> _Set problem_:
Copy out the whole listing exactly as written, leaving the pictures behind.

> _Dataset content_:
********

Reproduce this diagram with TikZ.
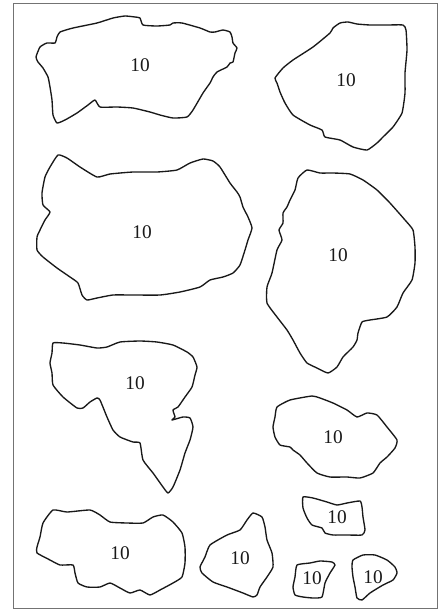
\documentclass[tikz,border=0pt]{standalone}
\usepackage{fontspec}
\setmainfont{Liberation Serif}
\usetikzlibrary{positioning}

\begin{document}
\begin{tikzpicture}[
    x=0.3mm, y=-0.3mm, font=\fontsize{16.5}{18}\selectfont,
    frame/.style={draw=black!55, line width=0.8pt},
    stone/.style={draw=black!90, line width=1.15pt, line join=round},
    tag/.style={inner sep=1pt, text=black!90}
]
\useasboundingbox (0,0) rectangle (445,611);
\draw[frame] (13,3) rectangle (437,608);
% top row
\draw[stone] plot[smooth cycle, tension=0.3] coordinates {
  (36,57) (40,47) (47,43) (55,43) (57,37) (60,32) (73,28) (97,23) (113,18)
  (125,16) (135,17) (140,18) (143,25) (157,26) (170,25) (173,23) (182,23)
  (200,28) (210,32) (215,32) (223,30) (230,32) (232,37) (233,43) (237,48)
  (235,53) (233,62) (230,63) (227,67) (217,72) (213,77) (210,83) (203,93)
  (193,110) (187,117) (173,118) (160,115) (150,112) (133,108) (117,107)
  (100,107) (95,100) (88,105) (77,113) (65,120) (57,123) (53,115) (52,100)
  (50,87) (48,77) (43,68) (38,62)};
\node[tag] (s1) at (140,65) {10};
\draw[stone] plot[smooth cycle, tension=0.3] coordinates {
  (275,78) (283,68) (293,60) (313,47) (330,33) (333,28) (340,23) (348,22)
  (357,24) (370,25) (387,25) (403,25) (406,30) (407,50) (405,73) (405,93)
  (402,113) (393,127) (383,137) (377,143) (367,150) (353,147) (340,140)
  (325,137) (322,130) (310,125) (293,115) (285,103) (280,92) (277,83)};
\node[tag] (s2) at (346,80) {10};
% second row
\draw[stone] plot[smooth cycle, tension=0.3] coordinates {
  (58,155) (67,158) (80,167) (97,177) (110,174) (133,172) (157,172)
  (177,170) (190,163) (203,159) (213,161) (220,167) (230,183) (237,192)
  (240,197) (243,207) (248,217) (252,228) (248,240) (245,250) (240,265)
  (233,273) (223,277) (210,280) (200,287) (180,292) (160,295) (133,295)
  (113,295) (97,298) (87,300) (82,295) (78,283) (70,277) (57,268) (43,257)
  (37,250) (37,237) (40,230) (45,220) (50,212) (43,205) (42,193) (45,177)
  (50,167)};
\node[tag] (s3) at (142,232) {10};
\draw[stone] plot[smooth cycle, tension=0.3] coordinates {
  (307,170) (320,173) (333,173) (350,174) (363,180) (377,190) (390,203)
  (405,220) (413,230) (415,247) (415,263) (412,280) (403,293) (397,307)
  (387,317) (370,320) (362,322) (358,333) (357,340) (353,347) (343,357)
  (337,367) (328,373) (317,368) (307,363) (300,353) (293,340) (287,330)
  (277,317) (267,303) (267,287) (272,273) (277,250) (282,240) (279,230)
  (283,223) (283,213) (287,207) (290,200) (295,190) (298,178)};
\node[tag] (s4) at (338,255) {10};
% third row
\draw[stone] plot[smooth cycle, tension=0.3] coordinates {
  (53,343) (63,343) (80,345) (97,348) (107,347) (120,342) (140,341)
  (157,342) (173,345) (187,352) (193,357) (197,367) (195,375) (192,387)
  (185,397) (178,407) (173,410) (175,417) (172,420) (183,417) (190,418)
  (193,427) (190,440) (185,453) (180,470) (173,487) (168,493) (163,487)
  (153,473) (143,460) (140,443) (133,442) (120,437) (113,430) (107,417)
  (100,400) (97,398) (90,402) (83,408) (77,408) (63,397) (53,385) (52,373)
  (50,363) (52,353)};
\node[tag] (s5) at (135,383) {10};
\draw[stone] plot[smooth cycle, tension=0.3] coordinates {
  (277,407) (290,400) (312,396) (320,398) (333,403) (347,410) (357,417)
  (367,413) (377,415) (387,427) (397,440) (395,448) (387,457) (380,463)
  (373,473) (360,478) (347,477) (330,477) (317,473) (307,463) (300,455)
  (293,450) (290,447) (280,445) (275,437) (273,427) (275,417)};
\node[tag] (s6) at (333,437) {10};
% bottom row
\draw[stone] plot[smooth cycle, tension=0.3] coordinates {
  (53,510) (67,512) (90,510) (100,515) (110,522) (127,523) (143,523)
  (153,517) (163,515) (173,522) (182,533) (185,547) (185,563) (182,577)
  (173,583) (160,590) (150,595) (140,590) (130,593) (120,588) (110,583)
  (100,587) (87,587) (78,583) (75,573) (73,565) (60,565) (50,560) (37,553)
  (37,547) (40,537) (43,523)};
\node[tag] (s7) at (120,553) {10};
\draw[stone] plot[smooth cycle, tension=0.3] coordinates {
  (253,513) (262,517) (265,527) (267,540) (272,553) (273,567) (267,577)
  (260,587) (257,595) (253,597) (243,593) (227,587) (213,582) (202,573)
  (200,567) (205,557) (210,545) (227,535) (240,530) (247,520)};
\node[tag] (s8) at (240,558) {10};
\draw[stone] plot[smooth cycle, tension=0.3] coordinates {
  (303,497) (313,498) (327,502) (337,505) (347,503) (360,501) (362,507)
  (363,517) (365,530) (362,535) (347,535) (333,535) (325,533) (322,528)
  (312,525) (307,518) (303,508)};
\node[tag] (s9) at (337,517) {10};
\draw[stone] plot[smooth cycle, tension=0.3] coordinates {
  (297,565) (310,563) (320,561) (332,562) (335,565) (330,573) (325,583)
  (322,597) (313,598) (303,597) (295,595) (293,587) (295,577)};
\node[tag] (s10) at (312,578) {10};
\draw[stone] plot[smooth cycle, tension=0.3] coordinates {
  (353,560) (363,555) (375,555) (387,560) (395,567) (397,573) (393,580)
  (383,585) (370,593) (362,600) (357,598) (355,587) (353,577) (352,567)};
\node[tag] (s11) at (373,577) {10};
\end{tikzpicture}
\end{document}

********

> _Final result_:
Reproduce this diagram with TikZ.
\documentclass[tikz,border=0pt]{standalone}
\usepackage{fontspec}
\setmainfont{Liberation Serif}
\usetikzlibrary{positioning}

\begin{document}
\begin{tikzpicture}[
    x=0.3mm, y=-0.3mm, font=\fontsize{16.5}{18}\selectfont,
    frame/.style={draw=black!55, line width=0.8pt},
    stone/.style={draw=black!90, line width=1.15pt, line join=round},
    tag/.style={inner sep=1pt, text=black!90}
]
\useasboundingbox (0,0) rectangle (445,611);
\draw[frame] (13,3) rectangle (437,608);
% top row
\draw[stone] plot[smooth cycle, tension=0.3] coordinates {
  (36,57) (40,47) (47,43) (55,43) (57,37) (60,32) (73,28) (97,23) (113,18)
  (125,16) (135,17) (140,18) (143,25) (157,26) (170,25) (173,23) (182,23)
  (200,28) (210,32) (215,32) (223,30) (230,32) (232,37) (233,43) (237,48)
  (235,53) (233,62) (230,63) (227,67) (217,72) (213,77) (210,83) (203,93)
  (193,110) (187,117) (173,118) (160,115) (150,112) (133,108) (117,107)
  (100,107) (95,100) (88,105) (77,113) (65,120) (57,123) (53,115) (52,100)
  (50,87) (48,77) (43,68) (38,62)};
\node[tag] (s1) at (140,65) {10};
\draw[stone] plot[smooth cycle, tension=0.3] coordinates {
  (275,78) (283,68) (293,60) (313,47) (330,33) (333,28) (340,23) (348,22)
  (357,24) (370,25) (387,25) (403,25) (406,30) (407,50) (405,73) (405,93)
  (402,113) (393,127) (383,137) (377,143) (367,150) (353,147) (340,140)
  (325,137) (322,130) (310,125) (293,115) (285,103) (280,92) (277,83)};
\node[tag] (s2) at (346,80) {10};
% second row
\draw[stone] plot[smooth cycle, tension=0.3] coordinates {
  (58,155) (67,158) (80,167) (97,177) (110,174) (133,172) (157,172)
  (177,170) (190,163) (203,159) (213,161) (220,167) (230,183) (237,192)
  (240,197) (243,207) (248,217) (252,228) (248,240) (245,250) (240,265)
  (233,273) (223,277) (210,280) (200,287) (180,292) (160,295) (133,295)
  (113,295) (97,298) (87,300) (82,295) (78,283) (70,277) (57,268) (43,257)
  (37,250) (37,237) (40,230) (45,220) (50,212) (43,205) (42,193) (45,177)
  (50,167)};
\node[tag] (s3) at (142,232) {10};
\draw[stone] plot[smooth cycle, tension=0.3] coordinates {
  (307,170) (320,173) (333,173) (350,174) (363,180) (377,190) (390,203)
  (405,220) (413,230) (415,247) (415,263) (412,280) (403,293) (397,307)
  (387,317) (370,320) (362,322) (358,333) (357,340) (353,347) (343,357)
  (337,367) (328,373) (317,368) (307,363) (300,353) (293,340) (287,330)
  (277,317) (267,303) (267,287) (272,273) (277,250) (282,240) (279,230)
  (283,223) (283,213) (287,207) (290,200) (295,190) (298,178)};
\node[tag] (s4) at (338,255) {10};
% third row
\draw[stone] plot[smooth cycle, tension=0.3] coordinates {
  (53,343) (63,343) (80,345) (97,348) (107,347) (120,342) (140,341)
  (157,342) (173,345) (187,352) (193,357) (197,367) (195,375) (192,387)
  (185,397) (178,407) (173,410) (175,417) (172,420) (183,417) (190,418)
  (193,427) (190,440) (185,453) (180,470) (173,487) (168,493) (163,487)
  (153,473) (143,460) (140,443) (133,442) (120,437) (113,430) (107,417)
  (100,400) (97,398) (90,402) (83,408) (77,408) (63,397) (53,385) (52,373)
  (50,363) (52,353)};
\node[tag] (s5) at (135,383) {10};
\draw[stone] plot[smooth cycle, tension=0.3] coordinates {
  (277,407) (290,400) (312,396) (320,398) (333,403) (347,410) (357,417)
  (367,413) (377,415) (387,427) (397,440) (395,448) (387,457) (380,463)
  (373,473) (360,478) (347,477) (330,477) (317,473) (307,463) (300,455)
  (293,450) (290,447) (280,445) (275,437) (273,427) (275,417)};
\node[tag] (s6) at (333,437) {10};
% bottom row
\draw[stone] plot[smooth cycle, tension=0.3] coordinates {
  (53,510) (67,512) (90,510) (100,515) (110,522) (127,523) (143,523)
  (153,517) (163,515) (173,522) (182,533) (185,547) (185,563) (182,577)
  (173,583) (160,590) (150,595) (140,590) (130,593) (120,588) (110,583)
  (100,587) (87,587) (78,583) (75,573) (73,565) (60,565) (50,560) (37,553)
  (37,547) (40,537) (43,523)};
\node[tag] (s7) at (120,553) {10};
\draw[stone] plot[smooth cycle, tension=0.3] coordinates {
  (253,513) (262,517) (265,527) (267,540) (272,553) (273,567) (267,577)
  (260,587) (257,595) (253,597) (243,593) (227,587) (213,582) (202,573)
  (200,567) (205,557) (210,545) (227,535) (240,530) (247,520)};
\node[tag] (s8) at (240,558) {10};
\draw[stone] plot[smooth cycle, tension=0.3] coordinates {
  (303,497) (313,498) (327,502) (337,505) (347,503) (360,501) (362,507)
  (363,517) (365,530) (362,535) (347,535) (333,535) (325,533) (322,528)
  (312,525) (307,518) (303,508)};
\node[tag] (s9) at (337,517) {10};
\draw[stone] plot[smooth cycle, tension=0.3] coordinates {
  (297,565) (310,563) (320,561) (332,562) (335,565) (330,573) (325,583)
  (322,597) (313,598) (303,597) (295,595) (293,587) (295,577)};
\node[tag] (s10) at (312,578) {10};
\draw[stone] plot[smooth cycle, tension=0.3] coordinates {
  (353,560) (363,555) (375,555) (387,560) (395,567) (397,573) (393,580)
  (383,585) (370,593) (362,600) (357,598) (355,587) (353,577) (352,567)};
\node[tag] (s11) at (373,577) {10};
\end{tikzpicture}
\end{document}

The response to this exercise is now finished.